A galvanometer is used in laboratory for detecting the null point in electrical experiments. If, on passing a current of $$6\,mA$$ it produces a deflection of $$2^\circ$$, its figure of merit is close to:

The quantity that characterises a galvanometer is called its figure of merit. By definition, the figure of merit $$k$$ is the current required to produce one scale-division (or one degree) of deflection. In symbols we write

$$k \;=\; \frac{I}{\theta}$$

where $$I$$ is the current through the galvanometer and $$\theta$$ is the resulting deflection expressed in the same units (here, degrees).

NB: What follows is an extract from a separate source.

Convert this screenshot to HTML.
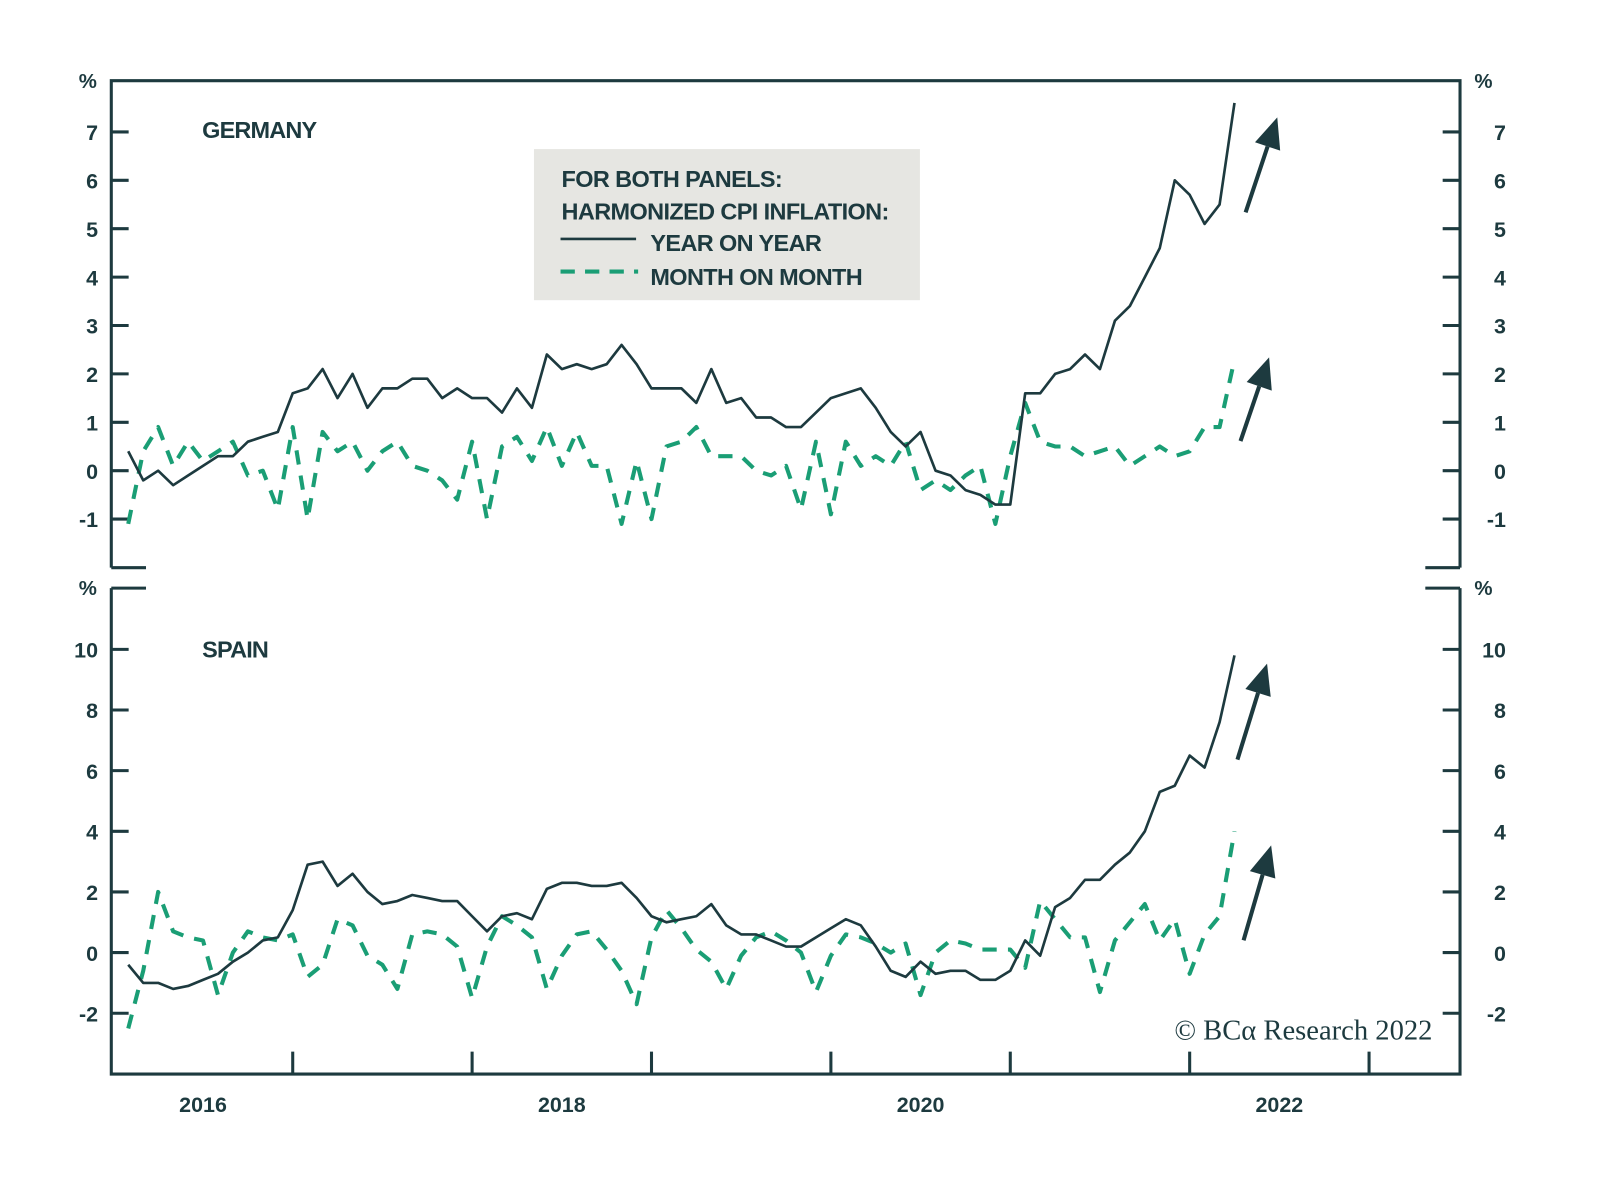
<!DOCTYPE html>
<html><head><meta charset="utf-8"><style>
html,body{margin:0;padding:0;background:#fff;}
svg{display:block;}
text{font-family:"Liberation Sans",sans-serif;fill:#1d3a3f;}
</style></head><body>
<svg id="chart" width="1600" height="1191" viewBox="0 0 1600 1191"><g id="root" transform="scale(1.021)"></g></svg>
<script>
const deYoY=[0.4,-0.2,0.0,-0.3,-0.1,0.1,0.3,0.3,0.6,0.7,0.8,1.6,1.7,2.1,1.5,2.0,1.3,1.7,1.7,1.9,1.9,1.5,1.7,1.5,1.5,1.2,1.7,1.3,2.4,2.1,2.2,2.1,2.2,2.6,2.2,1.7,1.7,1.7,1.4,2.1,1.4,1.5,1.1,1.1,0.9,0.9,1.2,1.5,1.6,1.7,1.3,0.8,0.5,0.8,0.0,-0.1,-0.4,-0.5,-0.7,-0.7,1.6,1.6,2.0,2.1,2.4,2.1,3.1,3.4,4.0,4.6,6.0,5.7,5.1,5.5,7.6];
const deMoM=[-1.1,0.4,0.9,0.1,0.6,0.2,0.4,0.6,-0.1,0.0,-0.8,0.9,-1.0,0.8,0.4,0.6,0.0,0.4,0.6,0.1,0.0,-0.2,-0.6,0.6,-1.0,0.5,0.7,0.2,0.9,0.1,0.8,0.1,0.1,-1.1,0.2,-1.0,0.5,0.6,0.9,0.3,0.3,0.3,0.0,-0.1,0.1,-0.8,0.6,-0.9,0.6,0.1,0.3,0.1,0.6,-0.4,-0.2,-0.4,-0.1,0.1,-1.1,0.3,1.4,0.6,0.5,0.5,0.3,0.4,0.5,0.1,0.3,0.5,0.3,0.4,0.9,0.9,2.3];
const esYoY=[-0.4,-1.0,-1.0,-1.2,-1.1,-0.9,-0.7,-0.3,0.0,0.4,0.5,1.4,2.9,3.0,2.2,2.6,2.0,1.6,1.7,1.9,1.8,1.7,1.7,1.2,0.7,1.2,1.3,1.1,2.1,2.3,2.3,2.2,2.2,2.3,1.8,1.2,1.0,1.1,1.2,1.6,0.9,0.6,0.6,0.4,0.2,0.2,0.5,0.8,1.1,0.9,0.2,-0.6,-0.8,-0.3,-0.7,-0.6,-0.6,-0.9,-0.9,-0.6,0.4,-0.1,1.5,1.8,2.4,2.4,2.9,3.3,4.0,5.3,5.5,6.5,6.1,7.6,9.8];
const esMoM=[-2.5,-0.6,2.0,0.7,0.5,0.4,-1.4,0.0,0.7,0.5,0.4,0.6,-0.8,-0.4,1.1,0.9,-0.1,-0.4,-1.2,0.6,0.7,0.6,0.2,-1.5,0.2,1.2,0.9,0.5,-1.2,-0.1,0.6,0.7,0.1,-0.6,-1.7,0.5,1.4,0.8,0.1,-0.3,-1.2,-0.1,0.5,0.7,0.4,0.0,-1.3,-0.1,0.6,0.5,0.3,0.0,0.3,-1.4,0.0,0.4,0.3,0.1,0.1,0.1,-0.5,1.7,1.1,0.5,0.5,-1.3,0.4,1.0,1.6,0.4,1.1,-0.7,0.6,1.2,4.0];
const topTicks=[-1,0,1,2,3,4,5,6,7];
const botTicks=[-2,0,2,4,6,8,10];
const yearTicks=[2017,2018,2019,2020,2021,2022,2023];
const yearLabels=[2016,2018,2020,2022];

const NS="http://www.w3.org/2000/svg";
const root=document.getElementById('root');
const DARK="#1d3a3f", GREEN="#1a9e75";
function mk(tag,attrs,parent){const e=document.createElementNS(NS,tag);for(const k in attrs)e.setAttribute(k,attrs[k]);(parent||root).appendChild(e);return e;}
const L=109,R=1430;
const xYear=t=>111+(t-2016)*175.7;
const xIdx=i=>xYear(2016+(i+1)/12);
const yTop=v=>461-v*47.4;
const yBot=v=>933-v*29.7;

let p=mk('path',{d:`M${L},556 V79 H${R} V556 M${L},556 H143 M${R},556 H1396 M${L},576 H143 M${R},576 H1396 M${L},576 V1052 H${R} V576`,fill:'none',stroke:DARK,'stroke-width':3});



function yAxis(ticks,yf,name){
  ticks.forEach(v=>{
    const y=yf(v);
    let t=mk('line',{x1:L,x2:L+17,y1:y,y2:y,stroke:DARK,'stroke-width':3});
    
    
    t=mk('line',{x1:R-17,x2:R,y1:y,y2:y,stroke:DARK,'stroke-width':3});
    
    
    let s=mk('text',{x:96,y:y+8,'text-anchor':'end','font-size':21,'font-weight':'bold'});s.textContent=v;
    
    
    s=mk('text',{x:1475,y:y+8,'text-anchor':'end','font-size':21,'font-weight':'bold'});s.textContent=v;
    
    
  });
}
yAxis(topTicks,yTop,'germany-y');
yAxis(botTicks,yBot,'spain-y');
[[86,86],[86,583],[1453,86],[1453,583]].forEach(([x,y])=>{
  const s=mk('text',{x:x,y:y,'text-anchor':'middle','font-size':20,'font-weight':'bold'});s.textContent='%';
  
  
});
yearTicks.forEach(t=>{
  const x=xYear(t);
  const l=mk('line',{x1:x,x2:x,y1:1030,y2:1052,stroke:DARK,'stroke-width':3});
  
  
});
yearLabels.forEach(t=>{
  const s=mk('text',{x:xYear(t+0.5),y:1089,'text-anchor':'middle','font-size':21,'font-weight':'bold'});s.textContent=t;
  
  
});

function line(data,yf,dashed,name){
  const d=data.map((v,i)=>(i?'L':'M')+xIdx(i).toFixed(1)+','+yf(v).toFixed(1)).join(' ');
  const a={d:d,fill:'none',stroke:dashed?GREEN:DARK,'stroke-width':dashed?4:2.6,'stroke-linejoin':'round'};
  if(dashed){a['stroke-dasharray']='14,11';}
  const e=mk('path',a);
  
  
}
line(deMoM,yTop,true,'germany-mom-line');
line(deYoY,yTop,false,'germany-yoy-line');
line(esMoM,yBot,true,'spain-mom-line');
line(esYoY,yBot,false,'spain-yoy-line');

function arrow(x1,y1,x2,y2){
  const g=mk('g',{});
  
  
  const dx=x2-x1,dy=y2-y1,len=Math.hypot(dx,dy),ux=dx/len,uy=dy/len;
  const bx=x2-ux*30,by=y2-uy*30;
  mk('line',{x1:x1,y1:y1,x2:bx,y2:by,stroke:DARK,'stroke-width':4},g);
  mk('polygon',{points:`${x2},${y2} ${bx-uy*13},${by+ux*13} ${bx+uy*13},${by-ux*13}`,fill:DARK},g);
}
arrow(1220,208,1251,115);
arrow(1215,432,1243,350);
arrow(1212,744,1241,650);
arrow(1218,921,1245,828);

let t=mk('text',{x:198,y:135,'font-size':23,'font-weight':'bold','letter-spacing':'-0.8'});t.textContent='GERMANY';


t=mk('text',{x:198,y:644,'font-size':23,'font-weight':'bold','letter-spacing':'-0.8'});t.textContent='SPAIN';



const lg=mk('g',{});


mk('rect',{x:523,y:146,width:378,height:148,fill:'#e6e6e2'},lg);
[['FOR BOTH PANELS:',550,183],['HARMONIZED CPI INFLATION:',550,215],['YEAR ON YEAR',637,246],['MONTH ON MONTH',637,279]].forEach(([s,x,y])=>{
  const e=mk('text',{x:x,y:y,'font-size':23,'font-weight':'bold','letter-spacing':'-0.6'},lg);e.textContent=s;
});
mk('line',{x1:549,x2:623,y1:234,y2:234,stroke:DARK,'stroke-width':2.6},lg);
mk('line',{x1:549,x2:625,y1:266,y2:266,stroke:GREEN,'stroke-width':4,'stroke-dasharray':'14,10'},lg);

t=mk('text',{x:1403,y:1018,'text-anchor':'end','font-size':28,style:'font-family:"Liberation Serif",serif'});t.textContent='© BCα Research 2022';


</script>
</body></html>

We are told that a current of $$6\,\text{mA}$$ produces a deflection of $$2^\circ$$. First convert the current into amperes because the options are quoted in amperes per division:

$$I \;=\; 6\,\text{mA} \;=\; 6 \times 10^{-3}\,\text{A}$$

The deflection is already in degrees, so $$\theta = 2^\circ$$.

Now substitute these numbers into the formula for $$k$$:

$$k \;=\; \frac{I}{\theta} \;=\; \frac{6 \times 10^{-3}\,\text{A}}{2^\circ}$$

Carrying out the division step by step, we have

$$k \;=\; 3 \times 10^{-3}\,\text{A}\;/\;^\circ$$

This means that a current of $$3 \times 10^{-3}\,\text{A}$$ is needed for every one-degree deflection, which is precisely the quantity asked for.

Looking at the given options, we see that

Option D: $$3 \times 10^{-3}\,\text{A/div}$$

matches our calculated value.

Hence, the correct answer is Option D.